The bond will facilitate the purchase of the 700-acre property by JDI, which has been in talks with the Camden representatives for the past two years. JDA and JDI signed an agreement last year in which the JDA stipulated nine conditions that had to be met by the developer before the JDA would issue the bond.
“JDA wanted a level of assurance that the developer could repay the bond. All successful public/private partnerships require financial investment that the developer could repay the bond. The last two closing conditions were met last week clearing the way for the board vote today,” Glazebrook said.
She also thanked executive director James Coughlin and his staff, as well as former board chair Jeff Barker, for their tireless work over the last two years bringing the project to this point.
The JDA worked for years to recruit developers that had a reputation for breakthrough projects and experience with Brownfields sites. “Among those developers, one stood out as having a vision, the experience and sensitivity to local concerns that would enhance the success ratio. Convincing James Jacoby to take another look at the property he was once interested in, JDA staff worked closely with Jacoby and potential sub developers to move the project forward,” Glazebrook said, reading from a prepared statement. “The COVID impact slowed the process but not the enthusiasm of the interest. It became clear Jacoby had a passion for the potential of Cumberland Inlet.”
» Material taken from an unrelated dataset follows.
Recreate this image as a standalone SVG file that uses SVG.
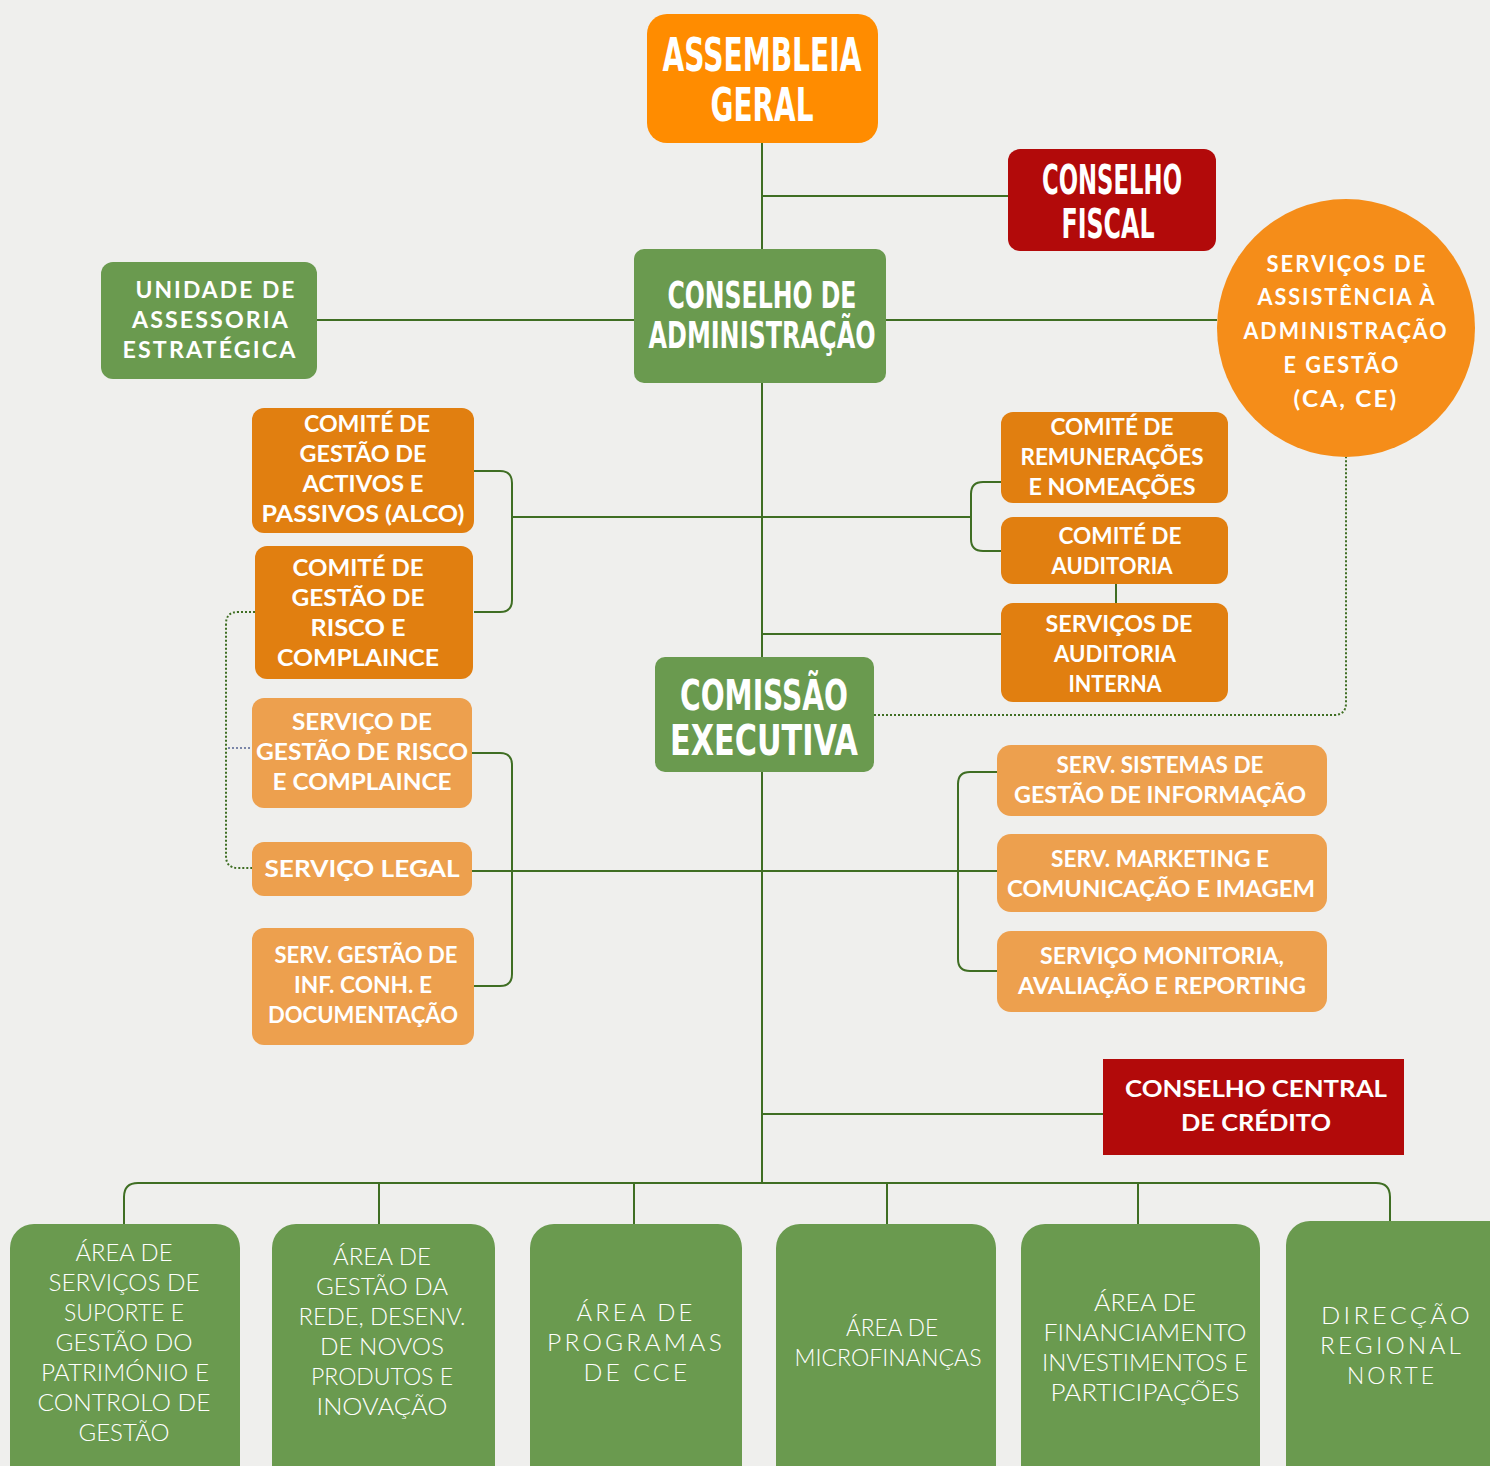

It has been almost two decades that the waterfront property has been dormant. Although the buildout will take several more years, JDI has shared some of their plans for the property, which include digging a lagoon and constructing a full-service marina to accommodate larger yachts and boats.
During a JDA meeting a year ago, Jacoby representative John Loudon said they had already gotten some private companies on board to work on the marina portion of the property. Adjacent to the marina will be “dry stacks” for boat storage. Also farther along the riverfront site will be multi-use property (condos, apartments for over 55, military and vacation rentals) and some commercial space. Those areas will be buffered with recreational, park and greenspace areas, including the large elevated hill overlooking the North River.
The plans call for a “flex marina” farther back into the river, which could also include such amenities as arestaurant and kayak launch, Loudon said.
One of the best-kept secrets about the mill property is that it includes a worldclass rookery that is teeming with waterfowl and all sorts of native and migratory wildlife throughout the year. Loudon said that area holds loads of potential as an eco-tourism attraction.
With the lowest impact camping located nearest to the rookery, the site could include everything from primitive camping with tents to luxury RV and motor coach camping, he added.
The site is so massive that many areas have simply been earmarked for future development or recreational space. Developers envision Cumberland Inlet will be a destination maximizing on the natural attributes of the Intracoastal Waterway while also filling some gaps in the local residential market.
“This plan won’t happen all at one time. It will be phased in to help us adjust to the marketing,” Loudon said. “We tried to make our project as flexible as possible so we can keep moving.”